其实阿娇也确实不够大度,像她一样境遇的从古至今大有人在。汉乐府中就曾有过“浮云蔽白日,游子不顾反。”地感叹,而人家一个民间女子即使是“衣带日已缓”,还知道“弃捐勿复道,努力加飧饭!”;还懂得丈夫身体要紧,快乐第一;还明白爱已去,不再强求;还能够做到爱他就给他自由。现今社会,虽是一夫一妻制,不也有的是心甘情愿留守空房的陈阿娇,任凭丈夫在外面另筑金屋,包养个二奶,甚至三奶吗?还要在人前摆出一副美满幸福、深明大义、虚怀若古的姿态。而陈阿娇一个堂堂皇后,一国之母,怎么就这么一点点肚量,连个民间女人的气度都没有,怎么母仪天下?不废她又怎能扫清君王纵情温柔乡的障碍,怎能使君王为所欲为而毫无顾忌呢,绊脚石一块。阿娇呀阿娇,为什么就不能识时务呢?
如今,金屋藏娇早已不再新鲜,到处都是藏娇之人,到处都是被藏之人,收敛了自己的光与一片金华融在一起。只是,今天金屋里藏着的阿娇,早已不是当年的那个陈皇后了,却换成了博得武帝新宠的新的意义上的阿娇。全不顾,这个刘彻本是有家有室之人,什么道义、尊严统统抛诸脑后,一副小鸟依人的样子,一副我见由怜的小女子模样。岂不知,又一天没有了藏娇之人,又如何去面对寂寞空庭呢?

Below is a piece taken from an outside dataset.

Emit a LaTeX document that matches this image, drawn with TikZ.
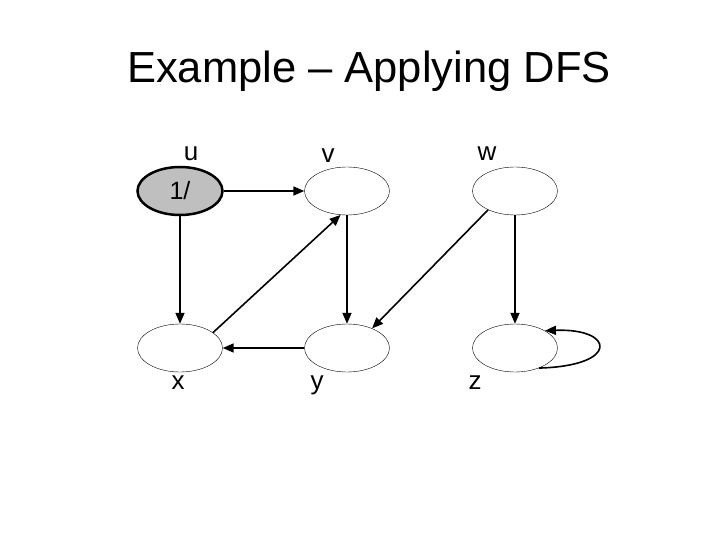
\documentclass[tikz,border=0pt]{standalone}
\usepackage{fontspec}
\setmainfont{Liberation Sans}
\usetikzlibrary{shapes.geometric,arrows.meta}

\tikzset{
  vertex/.style={ellipse, draw, thin, minimum width=85pt, minimum height=48pt, inner sep=0pt, font=\fontsize{25}{27}\selectfont},
  edge/.style={line width=1.6pt, -{Triangle[length=11pt,width=9pt]}},
  lbl/.style={font=\fontsize{26}{28}\selectfont}
}

\begin{document}
\begin{tikzpicture}[x=1pt, y=-1pt]
  \useasboundingbox (0,0) rectangle (720,540);
  \node[font=\fontsize{43.5}{48}\selectfont] (title) at (369,71) {Example -- Applying DFS};

  % vertices
  \node[vertex, fill=black!25, line width=2.5pt] (u) at (180,191) {1/};
  \node[vertex] (v) at (347,191) {};
  \node[vertex] (w) at (515,191) {};
  \node[vertex] (x) at (180,348) {};
  \node[vertex] (y) at (347,348) {};
  \node[vertex] (z) at (515,348) {};

  % labels
  \node[lbl] (ul) at (191,154) {u};
  \node[lbl] (vl) at (328,156) {v};
  \node[lbl] (wl) at (487,154) {w};
  \node[lbl] (xl) at (178,383) {x};
  \node[lbl] (yl) at (317,385) {y};
  \node[lbl] (zl) at (475,383) {z};

  % edges
  \draw[edge] (u) -- (v);
  \draw[edge] (u) -- (x);
  \draw[edge] (x.25) -- (v.-105);
  \draw[edge] (v) -- (y);
  \draw[edge] (y) -- (x);
  \draw[edge] (w.-145) -- (y.38);
  \draw[edge] (w) -- (z);
  \draw[edge] (z.-40) .. controls (620,366) and (615,328) .. (z.30);
\end{tikzpicture}
\end{document}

人各有志,有自己的生存哲学,有自己的幸福标准,生活是自己的。正所谓:如鱼饮水,冷暖自知。只是,阿娇与阿娇们,可曾想过:鱼儿努力让自己适应水的温度,但那水温是否能够维持鱼儿的生命?会不会因为冷寒彻骨,使鱼儿慢慢变得僵硬,一点点失去游动的能力;会不会因为水沸温高,蒸得鱼儿头昏脑胀,慢慢把自己煮熟?
冷暖自知?真的吗?能否测一测那水的温度?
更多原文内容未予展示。